Issue
As far as I know, when training and validating a model with GPU, GPU memory is mainly used for loading data, forward & backward. and to what I know, I think GPU memory usage should be same 1)before training, 2)after training, 3)before validation, 4)after validation. But in my case, GPU memory used in the validation phase is still occupied in the training phase and vice versa. It is not increasing per epoch so I'm sure it is not a common mistake like loss.item().
Here is the summary of my question
- Shouldn't the GPU memory used in one phase be cleaned up before another(except for model weights)?

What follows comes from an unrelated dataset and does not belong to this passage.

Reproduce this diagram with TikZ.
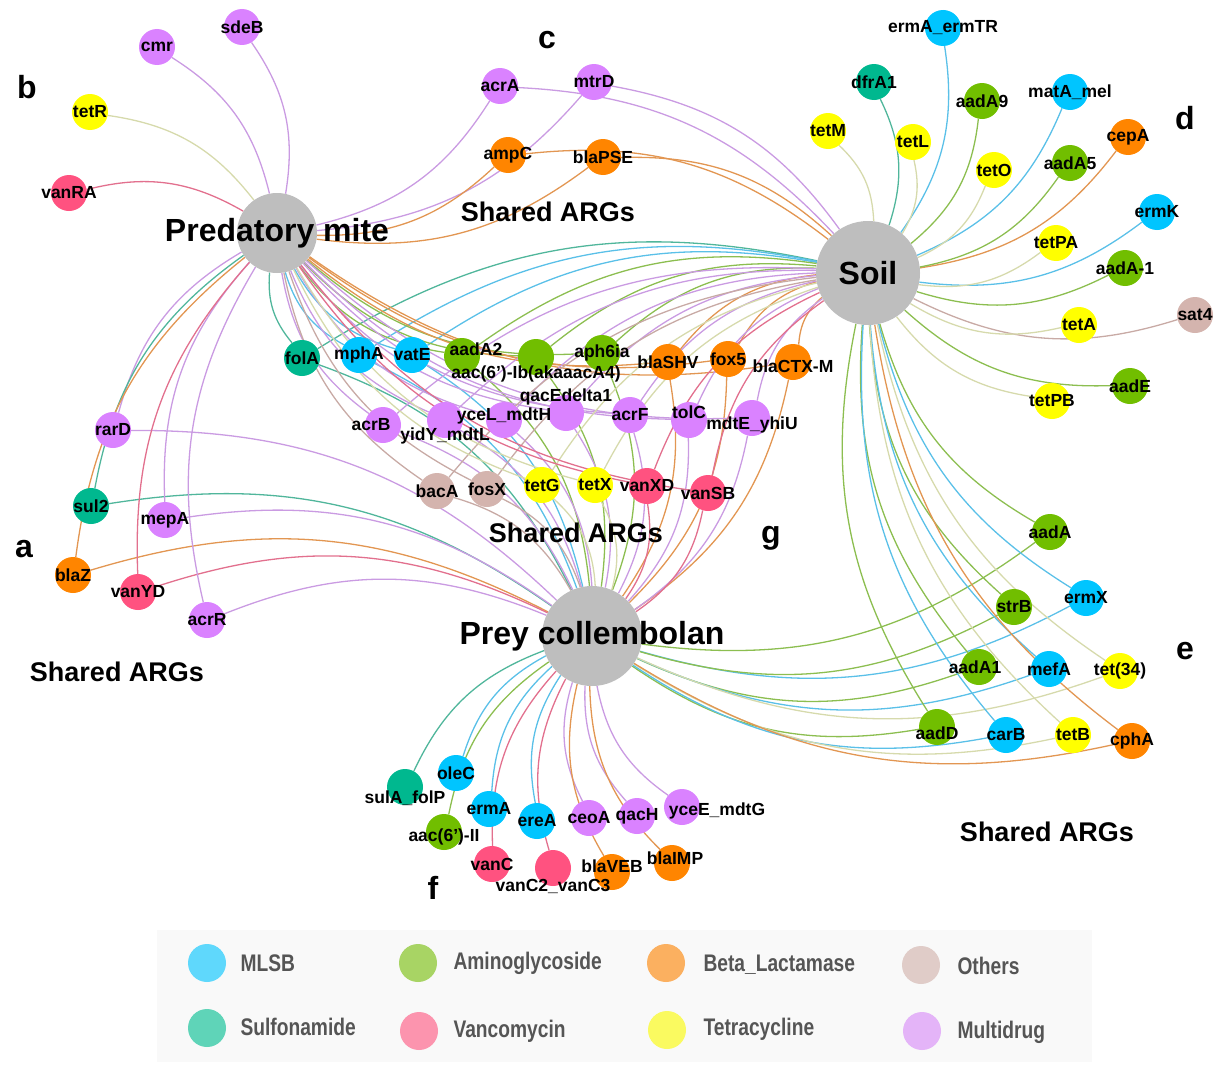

- If it should, are there any noob mistakes I'm making here..?
Thank you for your help.
Here is the code for training loop
eval_result = evaluate(model,val_loader,True,True)
print(eval_result)
print('start training')
for epoch in range(num_epoch):
model.train()
time_ = datetime.datetime.now()
for iter_, data in enumerate(tr_loader):
x, y = data
x = x.to(device).view(x.shape[0],1,*(x.shape[1:]))
y = y.to(device).long()
pred = model.forward(x)
loss = loss_fn(pred,y)
optimizer.zero_grad()
loss.backward()
optimizer.step()
# print
print_iter = 16
if (iter_+1) % print_iter == 0:
elapsed = datetime.datetime.now() - time_
expected = elapsed * (num_batches / print_iter)
_epoch = epoch + ((iter_ + 1) / num_batches)
print('\rTRAIN [{:.3f}/{}] loss({}) '
'elapsed {} expected per epoch {}'.format(
_epoch,num_epoch, loss.item(), elapsed, expected)
,end="\t\t\t")
time_ = datetime.datetime.now()
print()
eval_result = evaluate(model,val_loader,True,True)
print(eval_result)
scheduler.step(eval_result[0])
if (epoch+1) %1 == 0:
save_model(model, optimizer, scheduler)
I've read about how making a validation phase a function helps since python is function scoping language.
so the evaluate() is
def evaluate(model, val_loader, get_acc = True, get_IOU = True):
"""
pred: Tensor of shape B C D H W
label Tensor of shape B D H W
"""
val_loss = 0
val_acc = 0
val_IOU = 0
with torch.no_grad():
model.eval()
for data in tqdm(val_loader):
x, y = data
x = x.to(device).view(x.shape[0],1,*(x.shape[1:]))
y = y.to(device).long()
pred = model.forward(x)
loss = loss_fn(pred,y)
val_loss += loss.item()
pred = torch.argmax(pred, dim=1)
if get_acc:
total = np.prod(y.shape)
total = total if total != 0 else 1
val_acc += torch.sum((pred == y)).cpu().item()/total
if get_IOU:
iou = 0
for class_num in range(1,8):
iou += torch.sum((pred==class_num)&(y==class_num)).cpu().item()\
/ torch.sum((pred==class_num)|(y==class_num)).cpu().item()
val_IOU += iou/7
val_loss /= len(val_loader)
val_acc /= len(val_loader)
val_IOU /= len(val_loader)
return (val_loss, val_acc, val_IOU)
and here is GPU usage in colab. 1 is the point where the evaluate() is first called, and 2 is when the train started.
Solution
Allocating GPU memory is slow. PyTorch retains the GPU memory it allocates, even after no more tensors referencing that memory remain. You can call torch.cuda.empty_cache()
to free any GPU memory that isn't accessible.